# [SOURCE EXCERPT]
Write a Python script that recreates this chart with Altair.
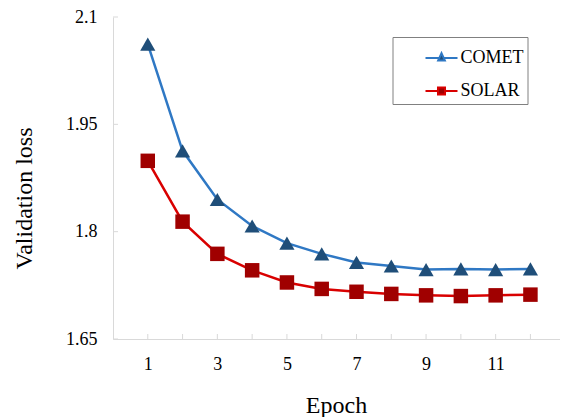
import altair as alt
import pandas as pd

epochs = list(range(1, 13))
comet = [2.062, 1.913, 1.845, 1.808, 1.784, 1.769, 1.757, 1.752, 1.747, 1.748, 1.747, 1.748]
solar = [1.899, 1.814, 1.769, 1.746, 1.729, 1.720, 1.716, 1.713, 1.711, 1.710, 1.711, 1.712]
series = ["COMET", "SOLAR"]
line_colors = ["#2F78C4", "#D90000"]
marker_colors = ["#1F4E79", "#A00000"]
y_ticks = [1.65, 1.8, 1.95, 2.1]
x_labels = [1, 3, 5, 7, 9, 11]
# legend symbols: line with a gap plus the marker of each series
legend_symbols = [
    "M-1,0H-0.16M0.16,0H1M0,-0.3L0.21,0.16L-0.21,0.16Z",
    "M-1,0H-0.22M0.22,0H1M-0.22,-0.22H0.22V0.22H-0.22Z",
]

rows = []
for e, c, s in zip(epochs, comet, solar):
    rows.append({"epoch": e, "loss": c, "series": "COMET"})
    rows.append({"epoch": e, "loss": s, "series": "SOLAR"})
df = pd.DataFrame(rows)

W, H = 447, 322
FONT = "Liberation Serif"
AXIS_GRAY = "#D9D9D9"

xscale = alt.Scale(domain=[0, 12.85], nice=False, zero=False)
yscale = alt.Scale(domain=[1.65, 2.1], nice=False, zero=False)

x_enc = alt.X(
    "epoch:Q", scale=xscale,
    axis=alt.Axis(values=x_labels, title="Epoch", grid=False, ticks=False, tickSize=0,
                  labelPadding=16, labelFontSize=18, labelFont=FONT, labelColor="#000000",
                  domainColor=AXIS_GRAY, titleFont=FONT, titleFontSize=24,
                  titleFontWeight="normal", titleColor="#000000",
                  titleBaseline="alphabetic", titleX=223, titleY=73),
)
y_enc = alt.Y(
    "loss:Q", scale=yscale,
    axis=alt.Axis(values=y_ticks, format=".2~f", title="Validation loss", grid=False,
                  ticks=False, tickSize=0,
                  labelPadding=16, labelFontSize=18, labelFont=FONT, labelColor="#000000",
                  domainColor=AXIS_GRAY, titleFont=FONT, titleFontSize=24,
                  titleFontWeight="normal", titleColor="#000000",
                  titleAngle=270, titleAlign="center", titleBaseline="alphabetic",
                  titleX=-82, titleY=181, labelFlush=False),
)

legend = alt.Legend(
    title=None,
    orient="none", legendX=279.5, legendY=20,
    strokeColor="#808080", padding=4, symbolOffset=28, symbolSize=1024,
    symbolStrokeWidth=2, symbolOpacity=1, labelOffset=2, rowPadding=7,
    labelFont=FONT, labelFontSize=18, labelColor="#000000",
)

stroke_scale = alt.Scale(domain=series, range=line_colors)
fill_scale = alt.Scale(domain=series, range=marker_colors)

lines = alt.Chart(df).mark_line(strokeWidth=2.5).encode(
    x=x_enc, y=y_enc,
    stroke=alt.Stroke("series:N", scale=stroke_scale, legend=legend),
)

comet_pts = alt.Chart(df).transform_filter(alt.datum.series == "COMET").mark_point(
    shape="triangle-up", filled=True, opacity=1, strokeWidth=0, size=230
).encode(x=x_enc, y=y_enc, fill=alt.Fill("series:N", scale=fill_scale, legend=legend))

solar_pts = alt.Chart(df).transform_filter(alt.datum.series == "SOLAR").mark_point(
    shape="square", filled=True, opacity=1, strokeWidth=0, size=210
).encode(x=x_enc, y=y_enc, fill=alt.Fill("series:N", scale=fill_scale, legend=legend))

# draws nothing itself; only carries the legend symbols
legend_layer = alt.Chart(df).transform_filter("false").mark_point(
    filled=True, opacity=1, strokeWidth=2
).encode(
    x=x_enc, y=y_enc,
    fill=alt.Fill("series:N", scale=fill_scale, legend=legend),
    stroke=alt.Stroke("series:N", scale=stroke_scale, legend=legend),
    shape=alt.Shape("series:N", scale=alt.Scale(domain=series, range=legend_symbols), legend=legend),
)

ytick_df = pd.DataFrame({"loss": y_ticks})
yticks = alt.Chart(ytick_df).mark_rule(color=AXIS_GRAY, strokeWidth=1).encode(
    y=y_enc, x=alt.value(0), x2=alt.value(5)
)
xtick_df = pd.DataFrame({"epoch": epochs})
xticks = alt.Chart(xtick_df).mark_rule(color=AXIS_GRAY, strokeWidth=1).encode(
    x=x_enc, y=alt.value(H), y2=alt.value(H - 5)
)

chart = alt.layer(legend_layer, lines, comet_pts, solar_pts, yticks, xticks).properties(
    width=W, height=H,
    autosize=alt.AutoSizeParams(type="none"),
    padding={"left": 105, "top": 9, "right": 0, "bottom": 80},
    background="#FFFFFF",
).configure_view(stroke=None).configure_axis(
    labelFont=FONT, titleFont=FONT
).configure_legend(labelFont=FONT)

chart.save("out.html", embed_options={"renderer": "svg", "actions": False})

# [GOAL]
Copy out each line word for word, please, skipping the images.

# [PROBLEM SOLUTION]
Write a Python script that recreates this chart with Altair.
import altair as alt
import pandas as pd

epochs = list(range(1, 13))
comet = [2.062, 1.913, 1.845, 1.808, 1.784, 1.769, 1.757, 1.752, 1.747, 1.748, 1.747, 1.748]
solar = [1.899, 1.814, 1.769, 1.746, 1.729, 1.720, 1.716, 1.713, 1.711, 1.710, 1.711, 1.712]
series = ["COMET", "SOLAR"]
line_colors = ["#2F78C4", "#D90000"]
marker_colors = ["#1F4E79", "#A00000"]
y_ticks = [1.65, 1.8, 1.95, 2.1]
x_labels = [1, 3, 5, 7, 9, 11]
# legend symbols: line with a gap plus the marker of each series
legend_symbols = [
    "M-1,0H-0.16M0.16,0H1M0,-0.3L0.21,0.16L-0.21,0.16Z",
    "M-1,0H-0.22M0.22,0H1M-0.22,-0.22H0.22V0.22H-0.22Z",
]

rows = []
for e, c, s in zip(epochs, comet, solar):
    rows.append({"epoch": e, "loss": c, "series": "COMET"})
    rows.append({"epoch": e, "loss": s, "series": "SOLAR"})
df = pd.DataFrame(rows)

W, H = 447, 322
FONT = "Liberation Serif"
AXIS_GRAY = "#D9D9D9"

xscale = alt.Scale(domain=[0, 12.85], nice=False, zero=False)
yscale = alt.Scale(domain=[1.65, 2.1], nice=False, zero=False)

x_enc = alt.X(
    "epoch:Q", scale=xscale,
    axis=alt.Axis(values=x_labels, title="Epoch", grid=False, ticks=False, tickSize=0,
                  labelPadding=16, labelFontSize=18, labelFont=FONT, labelColor="#000000",
                  domainColor=AXIS_GRAY, titleFont=FONT, titleFontSize=24,
                  titleFontWeight="normal", titleColor="#000000",
                  titleBaseline="alphabetic", titleX=223, titleY=73),
)
y_enc = alt.Y(
    "loss:Q", scale=yscale,
    axis=alt.Axis(values=y_ticks, format=".2~f", title="Validation loss", grid=False,
                  ticks=False, tickSize=0,
                  labelPadding=16, labelFontSize=18, labelFont=FONT, labelColor="#000000",
                  domainColor=AXIS_GRAY, titleFont=FONT, titleFontSize=24,
                  titleFontWeight="normal", titleColor="#000000",
                  titleAngle=270, titleAlign="center", titleBaseline="alphabetic",
                  titleX=-82, titleY=181, labelFlush=False),
)

legend = alt.Legend(
    title=None,
    orient="none", legendX=279.5, legendY=20,
    strokeColor="#808080", padding=4, symbolOffset=28, symbolSize=1024,
    symbolStrokeWidth=2, symbolOpacity=1, labelOffset=2, rowPadding=7,
    labelFont=FONT, labelFontSize=18, labelColor="#000000",
)

stroke_scale = alt.Scale(domain=series, range=line_colors)
fill_scale = alt.Scale(domain=series, range=marker_colors)

lines = alt.Chart(df).mark_line(strokeWidth=2.5).encode(
    x=x_enc, y=y_enc,
    stroke=alt.Stroke("series:N", scale=stroke_scale, legend=legend),
)

comet_pts = alt.Chart(df).transform_filter(alt.datum.series == "COMET").mark_point(
    shape="triangle-up", filled=True, opacity=1, strokeWidth=0, size=230
).encode(x=x_enc, y=y_enc, fill=alt.Fill("series:N", scale=fill_scale, legend=legend))

solar_pts = alt.Chart(df).transform_filter(alt.datum.series == "SOLAR").mark_point(
    shape="square", filled=True, opacity=1, strokeWidth=0, size=210
).encode(x=x_enc, y=y_enc, fill=alt.Fill("series:N", scale=fill_scale, legend=legend))

# draws nothing itself; only carries the legend symbols
legend_layer = alt.Chart(df).transform_filter("false").mark_point(
    filled=True, opacity=1, strokeWidth=2
).encode(
    x=x_enc, y=y_enc,
    fill=alt.Fill("series:N", scale=fill_scale, legend=legend),
    stroke=alt.Stroke("series:N", scale=stroke_scale, legend=legend),
    shape=alt.Shape("series:N", scale=alt.Scale(domain=series, range=legend_symbols), legend=legend),
)

ytick_df = pd.DataFrame({"loss": y_ticks})
yticks = alt.Chart(ytick_df).mark_rule(color=AXIS_GRAY, strokeWidth=1).encode(
    y=y_enc, x=alt.value(0), x2=alt.value(5)
)
xtick_df = pd.DataFrame({"epoch": epochs})
xticks = alt.Chart(xtick_df).mark_rule(color=AXIS_GRAY, strokeWidth=1).encode(
    x=x_enc, y=alt.value(H), y2=alt.value(H - 5)
)

chart = alt.layer(legend_layer, lines, comet_pts, solar_pts, yticks, xticks).properties(
    width=W, height=H,
    autosize=alt.AutoSizeParams(type="none"),
    padding={"left": 105, "top": 9, "right": 0, "bottom": 80},
    background="#FFFFFF",
).configure_view(stroke=None).configure_axis(
    labelFont=FONT, titleFont=FONT
).configure_legend(labelFont=FONT)

chart.save("out.html", embed_options={"renderer": "svg", "actions": False})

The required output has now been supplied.